After a winter that broke snowfall records in many places across the state, many Boston University students booked flights to warmer climates and sunny beaches earlier this month for spring break. But not Genny Plant (ECE ’11) – she decided to travel to Alaska and left while class was still in session.
Alaska wouldn’t have been Plant’s first choice for a winter getaway, and she also wasn’t purposely trying to skip class, but the March trip was an important part of research she’s been conducting with Professor Joshua Semeter (ECE).
Semeter studies the aurora borealis, a manifestation of electrons about 100 kilometers in the sky that create a bright light display. The aurora is only visible at high latitudes on clear, cold nights and sightings are typically unpredictable.
Highly charged, the aurora can interfere with satellite communication, cause power outages and even rust pipes. Work by Semeter and Plant may help better predict aurora in the future and prevent some of the problems they cause.
Plant started working with Semeter on a volunteer basis the summer following her junior year.
“I knew from EK307 that Genny was an outstanding academic performer,” said Semeter. “I was also drawn to the fact that she had an interest in visual arts, which aligned well with my interests in optical remote sensing.”
Then, she applied – and received – one of the first Lutchen Fellowships that give $10,000 to ten undergraduates in the College of Engineering to support summer research. She was then able to work full-time in Semeter’s lab.
“Professor Semeter encouraged me to apply,” said Plant. “I saw the fellowship as an opportunity to increase my involvement and get a real sense of scientific and engineering research.”
She used part of the fellowship to travel to Alaska and purchase two computers for a high-speed tomographic imaging system – computers that are now being used to track aurora at the Poker Flat Research Range and Ester Dome Observatory in Fairbanks.
With help from BU postdoctoral fellows, Dr. Bob Marshall and Dr. Hanna Dahlgren, Plant developed the imaging system by setting camera parameters, controlling data acquisition, and synchronizing the readout of images to a pulse-per-second clock from an external GPS receiver.

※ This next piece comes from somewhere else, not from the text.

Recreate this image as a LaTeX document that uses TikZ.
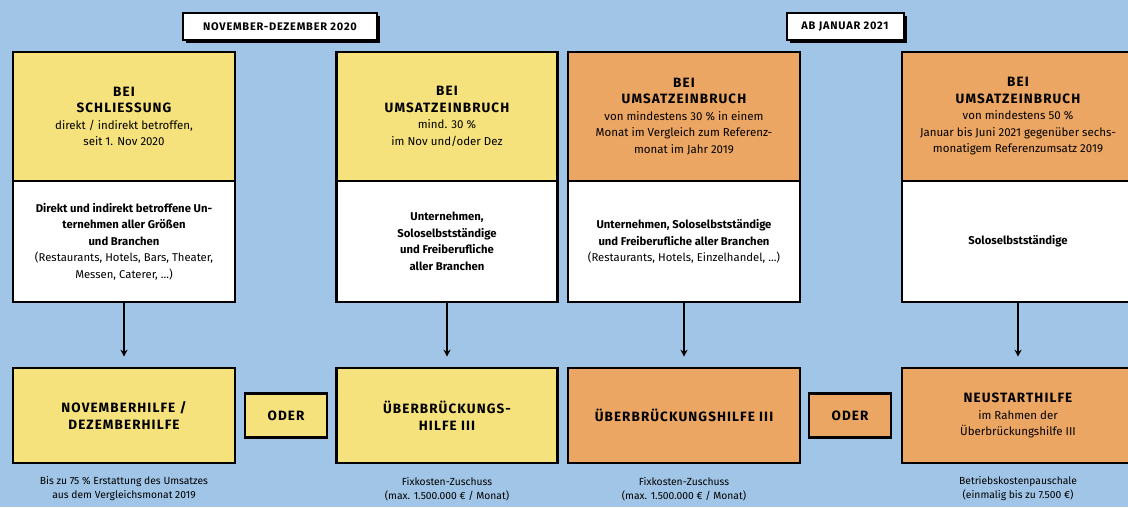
\documentclass[tikz,border=0pt]{standalone}
\usepackage{fontspec}
\setmainfont{Fira Sans}
\usetikzlibrary{arrows.meta,shadows}
\definecolor{bg}{HTML}{A0C5E6}
\definecolor{yel}{HTML}{F6E27C}
\definecolor{ora}{HTML}{ECA664}
\newcommand\hdline[1]{{\bfseries\addfontfeature{LetterSpace=8}\fontsize{13.5}{16.5}\selectfont #1}}
\newcommand\bdline[1]{{\bfseries #1}}
\tikzset{
  box/.style={draw=black, line width=2.6pt, inner sep=0pt, align=center,
    font=\fontsize{11.5}{16.5}\selectfont},
  headbox/.style={box, minimum height=129pt},
  bodybox/.style={box, fill=white, minimum height=121pt, font=\fontsize{11.3}{16.5}\selectfont},
  resbox/.style={box, minimum height=95pt},
  oderbox/.style={box, minimum width=82pt, minimum height=44pt},
  period/.style={draw=black, line width=2pt, fill=white, minimum height=27pt,
    inner sep=0pt, font=\bfseries\addfontfeature{LetterSpace=7}\fontsize{11}{13}\selectfont,
    drop shadow={shadow xshift=3pt, shadow yshift=-3pt, opacity=1, fill=black}},
  note/.style={align=center, inner sep=0pt, font=\fontsize{10.3}{14}\selectfont},
  arr/.style={line width=2pt, -{Stealth[length=7pt,width=7pt]}, shorten >=10pt}
}
\begin{document}
\begin{tikzpicture}[x=1pt,y=-1pt]
\useasboundingbox (0,0) rectangle (1128,507);
\clip (0,0) rectangle (1128,507);
\fill[bg] (0,0) rectangle (1128,507);

% period labels
\node[period, minimum width=194pt] (p1) at (280,26.5) {NOVEMBER-DEZEMBER 2020};
\node[period, minimum width=117pt] (p2) at (845,26.5) {AB JANUAR 2021};

% top boxes
\node[bodybox, minimum width=222pt] (b1) at (124,241.5)
  {\bdline{Direkt und indirekt betroffene Un-}\\\bdline{ternehmen aller Größen}\\\bdline{und Branchen}\\(Restaurants, Hotels, Bars, Theater,\\Messen, Caterer, ...)};
\node[headbox, fill=yel, minimum width=222pt] (h1) at (124,116.5)
  {\hdline{BEI}\\\hdline{SCHLIESSUNG}\\direkt / indirekt betroffen,\\seit 1. Nov 2020};

\node[bodybox, minimum width=221pt] (b2) at (447,241.5)
  {\bdline{Unternehmen,}\\\bdline{Soloselbstständige}\\\bdline{und Freiberufliche}\\\bdline{aller Branchen}};
\node[headbox, fill=yel, minimum width=221pt] (h2) at (447,116.5)
  {\hdline{BEI}\\\hdline{UMSATZEINBRUCH}\\mind. 30 \%\\im Nov und/oder Dez};

\node[bodybox, minimum width=232pt] (b3) at (684,241.5)
  {\bdline{Unternehmen, Soloselbstständige}\\\bdline{und Freiberufliche aller Branchen}\\(Restaurants, Hotels, Einzelhandel, ...)};
\node[headbox, fill=ora, minimum width=232pt] (h3) at (684,116.5)
  {\hdline{BEI}\\\hdline{UMSATZEINBRUCH}\\von mindestens 30 \% in einem\\Monat im Vergleich zum Referenz-\\monat im Jahr 2019};

\node[bodybox, minimum width=232pt] (b4) at (1018,241.5)
  {\bdline{Soloselbstständige}};
\node[headbox, fill=ora, minimum width=232pt] (h4) at (1018,116.5)
  {\hdline{BEI}\\\hdline{UMSATZEINBRUCH}\\von mindestens 50 \%\\Januar bis Juni 2021 gegenüber sechs-\\monatigem Referenzumsatz 2019};

% result boxes
\node[resbox, fill=yel, minimum width=222pt] (n1) at (124,415.5)
  {\hdline{NOVEMBERHILFE /}\\\hdline{DEZEMBERHILFE}};
\node[oderbox, fill=yel] (o1) at (286,415.5) {\hdline{ODER}};
\node[resbox, fill=yel, minimum width=221pt] (n2) at (447,415.5)
  {\hdline{ÜBERBRÜCKUNGS-}\\\hdline{HILFE III}};
\node[resbox, fill=ora, minimum width=232pt] (n3) at (684,415.5)
  {\hdline{ÜBERBRÜCKUNGSHILFE III}};
\node[oderbox, fill=ora] (o2) at (850,415.5) {\hdline{ODER}};
\node[resbox, fill=ora, minimum width=232pt] (n4) at (1018,415.5)
  {\hdline{NEUSTARTHILFE}\\im Rahmen der\\Überbrückungshilfe III};

% arrows
\draw[arr] (b1.south) -- (n1.north);
\draw[arr] (b2.south) -- (n2.north);
\draw[arr] (b3.south) -- (n3.north);
\draw[arr] (b4.south) -- (n4.north);

% notes
\node[note] (t1) at (124,489) {Bis zu 75 \% Erstattung des Umsatzes\\aus dem Vergleichsmonat 2019};
\node[note] (t2) at (447,489) {Fixkosten-Zuschuss\\(max. 1.500.000 € / Monat)};
\node[note] (t3) at (684,489) {Fixkosten-Zuschuss\\(max. 1.500.000 € / Monat)};
\node[note] (t4) at (1018,489) {Betriebskostenpauschale\\(einmalig bis zu 7.500 €)};
\end{tikzpicture}
\end{document}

“This was my first involvement in a research campaign, so I was able to experience the process of setting up experiments in the field and take part in a collaboration within the scientific community; in this case Boston University and The Geophysical Institute at the University of Alaska Fairbanks,” said Plant.
During her trip, Plant was able to install the two imaging systems and set them up so that they are able to work remotely.
“Due to low magnetic activity and overcast skies, I was unfortunately unable to view any aurora myself, but after I left, the systems were able to record a large auroral event,” said Plant.
Semeter was very pleased with Plant’s work and said that he was “amazed” by her rapid progress last summer – especially since at first, he wasn’t sure how much of a role an undergraduate could play in the project.
“It has been a joy to watch Genny develop personally and professionally during her time with my group,” he said. “She is quiet, funny, extremely hard working, and an outstanding engineer.”
Though Plant is now very passionate about engineering, it may be hard to believe that she started out undecided about her academic path.
“It was not until I took the required physics classes that I realized my interests lay in the field of electromagnetics, and more specifically, light,” she said.
Now Plant plans to continue her education after she graduates this spring. Eventually, she hopes to earn her Ph.D. in electrical engineering.
Said Plant: “I feel that the fundamentals of electrical and computer engineering are present in most forms of modern technology – from robotics to space exploration – making an ECE degree useful in almost any field.”